Here is the code i was able to produce. I know it lacks the streamlining and is amateurish but its all i got :eek:.

Code:
library(stringdist)
library(stringr)
library(compare)
## 1. Find standardized Modell
# producing example data.frame
df.1<-data.frame(Modell=as.character(c("116i", "116d", "Focus", "323d","525", "323 d", "Fiesta", "Focus 200", "Fiesta 12")),Producer=as.character(c("bmw","bmw","ford","bmw","bmw","bmw","ford","ford","ford")))
# Recode to character (i surely can do this when making the first df.1 Example-data.frame)
df.2<-data.frame(lapply(df.1, as.character), stringsAsFactors=FALSE) 
# make a list of Producers and corresponding Modells
tester<-by(df.2,df.2$Producer,function(x)(subset(x)))
## 1.1 Do the Levensthein Distance Matrix
# I needed to use unlist, as the rest of the code would not work without it
# This of course needs to be automated via loop or apply-family
bmw<-stringdistmatrix(unlist(tester[[1]][1]),unlist(tester[[1]][1]),method="lv")
ford<-stringdistmatrix(unlist(tester[[2]][1]),unlist(tester[[2]][1]),method="lv")
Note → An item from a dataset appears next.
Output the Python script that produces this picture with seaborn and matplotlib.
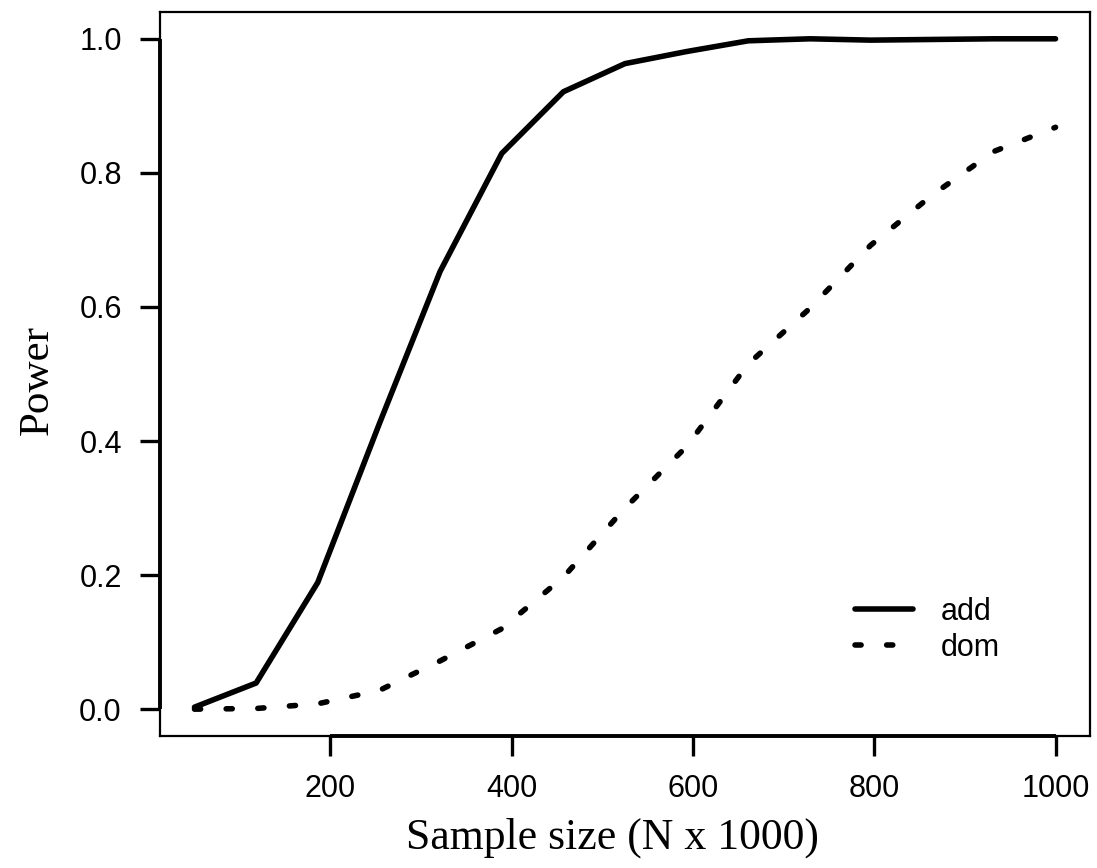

bmw<-cbind(tester[[1]][1],stringdistmatrix(unlist(tester[[1]][1]),unlist(tester[[1]][1]),method="lv"))
colnames(bmw)[2:6]<-c(as.character(bmw[,1]))
ford<-cbind(tester[[2]][1],stringdistmatrix(unlist(tester[[2]][1]),unlist(tester[[2]][1]),method="lv"))
colnames(ford)[2:5]<-c(as.character(ford[,1]))
rownames(bmw) <- NULL # **** you row.names:mad:
rownames(ford) <- NULL # ##
## 2. Find standardized Modell Kategories
# If the Distance in the row is not bigger than 2, write the columnnames into a vector
bmw.modell.116<-colnames(bmw[,which(bmw[1,2:6]<=2)+1]) 
bmw.modell.323<-colnames(bmw[,which(bmw[3,2:6]<=2)+1]) 
# Here im stuck. First of all i have to define the classes manually - this should be automated. Second i need a function which checks colnames(bmw[,which(bmw[1,2:6]<=2)+1]) for example and tells me: 116 i,116i,116d =116. This 116 shall then be written into a new column in the original df.1.
The target should look like this:
Code:
df.1<-data.frame(Modell=as.character(c("116i", "116d", "Focus", "323d","525", "323 d", "Fiesta", "Focus 200", "Fiesta 12")),Producer=as.character(c("bmw","bmw","ford","bmw","bmw","bmw","ford","ford","ford")),Modell_Standard=c("116","116","Focus","323","525","323","Fiesta","Focus","Fiesta"))
If you could point me in the right direction or give alternative solutions, that would be great!

Thanks

Tester
 

Lazar

Phineas Packard
#2
I admit I did not read you post in detail but have you looked at the adist function (Levenshtein distance) and the agrep function?
 
#3
Hi Lazar,

thank you for your comment and hints.

I admit I did not read you post in detail but have you looked at the adist function (Levenshtein distance) and the agrep function?
I was under the impression, that i use the Levenshtein distance function via "stringdismatrix" (via package stringdist) already. See this piece of code im using to get the distance matrix:
Code:
stringdistmatrix(unlist(tester[[1]][1]),unlist(tester[[1]][1]),method="lv")
But you are of course right to recommend Levenshtein as it seems to be the right way to find similarities.

I also saw the agrep function but this function needs a list of standardized words to be compare with a list or vector of to be checked words. My understanding is that t is just another function which does the same a adist or stringdist(matrix).

What i'm trying to achieve is that when i have classified all similar car modells i want to create a summary modellname which contains only the identical letters or numbers of the car modells per class. (116i, 116 i, 116 d == 116).

If this does not work i also could use agrep with a list of predefined carmodelltypes but this will be very work intensive, as i have approx 100 different producers in my database.